To automatically select features, I used the drop column importance that I implemented earlier. I computed my initial baseline score (OOB score).I dropped the least important feature and retarained the model to get the validation score. Once the validation score is less than baseline, the process ends. To visualize this, I have plotted the validation scores. Then I chose the feature set with maximum validation score.

In [13]:
plot_auto()

The top features selected such that the metric is maximum is:

In [14]:
auto(X,y)
Out[14]:
Top k Features
0 LSTAT
1 RM
2 DIS
3 NOX
4 TAX
5 INDUS
6 PTRATIO
7 CHAS
8 ZN
9 B

Variance for feature importances

By bootstrapping the data and retraining the model, we can get the variance in importances.
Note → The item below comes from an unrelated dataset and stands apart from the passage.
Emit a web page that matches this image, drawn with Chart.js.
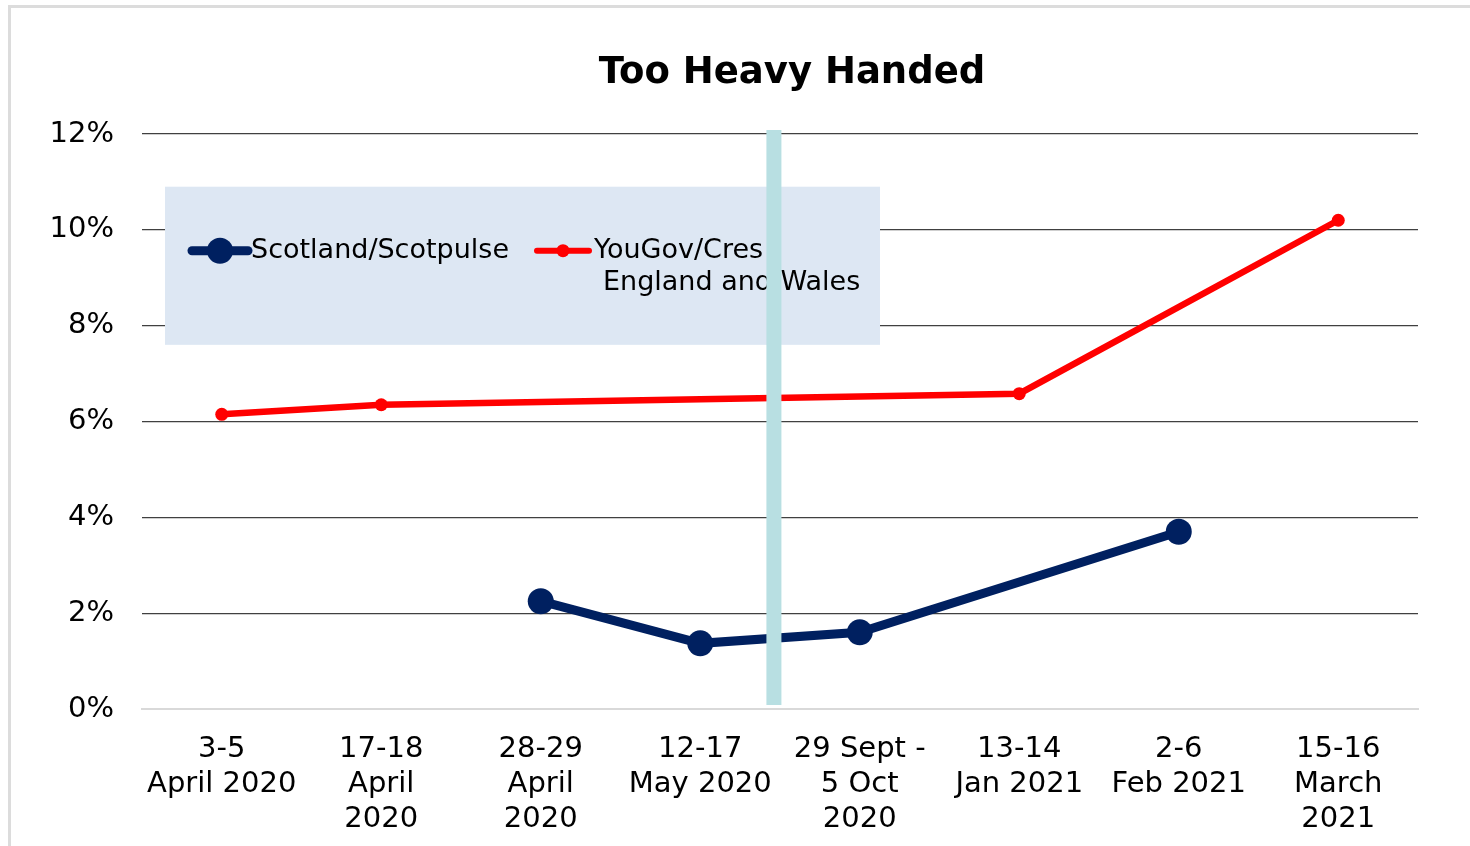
<!DOCTYPE html>
<html>
<head>
<meta charset="utf-8">
<script src="https://cdn.jsdelivr.net/npm/chart.js@4/dist/chart.umd.min.js"></script>
<style>
  body { margin: 0; background: #fff; }
  #frame { position: absolute; left: 8px; top: 5px; width: 1480px; height: 860px;
           border-top: 3px solid #dcdcdc; border-left: 3px solid #dcdcdc; }
  #wrap { position: absolute; left: 0; top: 0; width: 1470px; height: 846px; }
</style>
</head>
<body>
<div id="frame"></div>
<div id="wrap"><canvas id="myChart" width="1470" height="846"></canvas></div>
<script>
var categories = [
  ["3-5", "April 2020"],
  ["17-18", "April", "2020"],
  ["28-29", "April", "2020"],
  ["12-17", "May 2020"],
  ["29 Sept -", "5 Oct", "2020"],
  ["13-14", "Jan 2021"],
  ["2-6", "Feb 2021"],
  ["15-16", "March", "2021"]
];
var scotlandValues = [null, null, 2.25, 1.37, 1.6, null, 3.7, null];
var yougovValues = [6.15, 6.35, null, null, null, 6.58, null, 10.2];
var yTicks = [0, 2, 4, 6, 8, 10, 12];

var font = "'DejaVu Sans', Verdana, sans-serif";

// title, legend box and the teal divider
var extras = {
  id: "extras",
  beforeDatasetsDraw: function (chart) {
    var ctx = chart.ctx;
    var a = chart.chartArea;
    var ys = chart.scales.y;
    ctx.save();
    ctx.fillStyle = "#dde7f3";
    var top = ys.getPixelForValue(10.9), bot = ys.getPixelForValue(7.6);
    ctx.fillRect(a.left + 23, top, 715, bot - top);

    var ly = top + 64;
    // scotland marker
    ctx.strokeStyle = "#002060";
    ctx.lineWidth = 9;
    ctx.lineCap = "round";
    ctx.beginPath(); ctx.moveTo(a.left + 50, ly); ctx.lineTo(a.left + 106, ly); ctx.stroke();
    ctx.fillStyle = "#002060";
    ctx.beginPath(); ctx.arc(a.left + 78, ly, 13, 0, Math.PI * 2); ctx.fill();
    // yougov marker
    ctx.strokeStyle = "#ff0000";
    ctx.fillStyle = "#ff0000";
    ctx.lineWidth = 6;
    ctx.beginPath(); ctx.moveTo(a.left + 395, ly); ctx.lineTo(a.left + 447, ly); ctx.stroke();
    ctx.beginPath(); ctx.arc(a.left + 421, ly, 6.5, 0, Math.PI * 2); ctx.fill();

    ctx.fillStyle = "#000";
    ctx.font = "27px " + font;
    ctx.textBaseline = "middle";
    ctx.textAlign = "left";
    ctx.fillText("Scotland/Scotpulse", a.left + 109, ly);
    ctx.fillText("YouGov/Cres", a.left + 452, ly);
    ctx.fillText("England and Wales", a.left + 461, ly + 32);
    ctx.restore();
  },
  afterDatasetsDraw: function (chart) {
    var ctx = chart.ctx;
    var a = chart.chartArea;
    var xs = chart.scales.x;
    var x0 = xs.getPixelForValue(3), x1 = xs.getPixelForValue(4);
    var cx = x0 + (x1 - x0) * 0.465;
    ctx.save();
    ctx.fillStyle = "#b8dfe2";
    ctx.fillRect(cx - 8, a.top - 4, 15, a.bottom - a.top);
    ctx.fillStyle = "#000";
    ctx.font = "bold 37px " + font;
    ctx.textAlign = "center";
    ctx.textBaseline = "middle";
    ctx.fillText("Too Heavy Handed", (a.left + a.right) / 2 + 12, 73);
    ctx.restore();
  }
};

new Chart("myChart", {
  type: "line",
  data: {
    labels: categories,
    datasets: [
      {
        label: "Scotland/Scotpulse",
        data: scotlandValues,
        borderColor: "#002060",
        backgroundColor: "#002060",
        borderWidth: 9,
        pointRadius: 13,
        pointBorderWidth: 0,
        spanGaps: true
      },
      {
        label: "YouGov/Cres England and Wales",
        data: yougovValues,
        borderColor: "#ff0000",
        backgroundColor: "#ff0000",
        borderWidth: 6.5,
        pointRadius: 6.5,
        pointBorderWidth: 0,
        spanGaps: true
      }
    ]
  },
  options: {
    responsive: false,
    animation: false,
    layout: { padding: { left: 0, right: 52, top: 134, bottom: 0 } },
    plugins: {
      legend: { display: false },
      title: { display: false },
      tooltip: { enabled: false }
    },
    scales: {
      x: {
        offset: true,
        grid: { display: false, drawTicks: false },
        border: { display: true, color: "#d9d9d9", width: 2 },
        ticks: {
          color: "#000",
          font: { family: font, size: 29, lineHeight: 1.2 },
          padding: 23,
          maxRotation: 0,
          autoSkip: false
        },
        afterFit: function (s) { s.height = 137; }
      },
      y: {
        min: 0,
        max: 12,
        afterBuildTicks: function (s) {
          s.ticks = yTicks.map(function (v) { return { value: v }; });
        },
        grid: { color: "#404040", lineWidth: 1.2, drawTicks: false },
        border: { display: false },
        ticks: {
          color: "#000",
          font: { family: font, size: 29 },
          padding: 28,
          callback: function (v) { return v + "%"; }
        },
        afterFit: function (s) { s.width = 142; }
      }
    }
  },
  plugins: [extras]
});
</script>
</body>
</html>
For implementing this I have used the drop column importance and visualized the standard deviation for each feature.

In [15]:
plot_var(X,y)

Conclusion

The following were the key takeaways from this project for me:

  1. Feature importance is a great tool to interpret machine laerning models and derive business inisghts.

  2. Feature importance from models which have a higher bias/ weak models cannot be trusted.

  3. Importances must be computed from validation and not training set. (Or oob score in case of RF works)

  4. Importances may vary from model to model and cannot be reused while training different models.

  5. By selecting features and identifying importance, we can exaplin or interpret ML models to business stakeholders. Visualizing them is a good way to communicate the results.

In [ ]: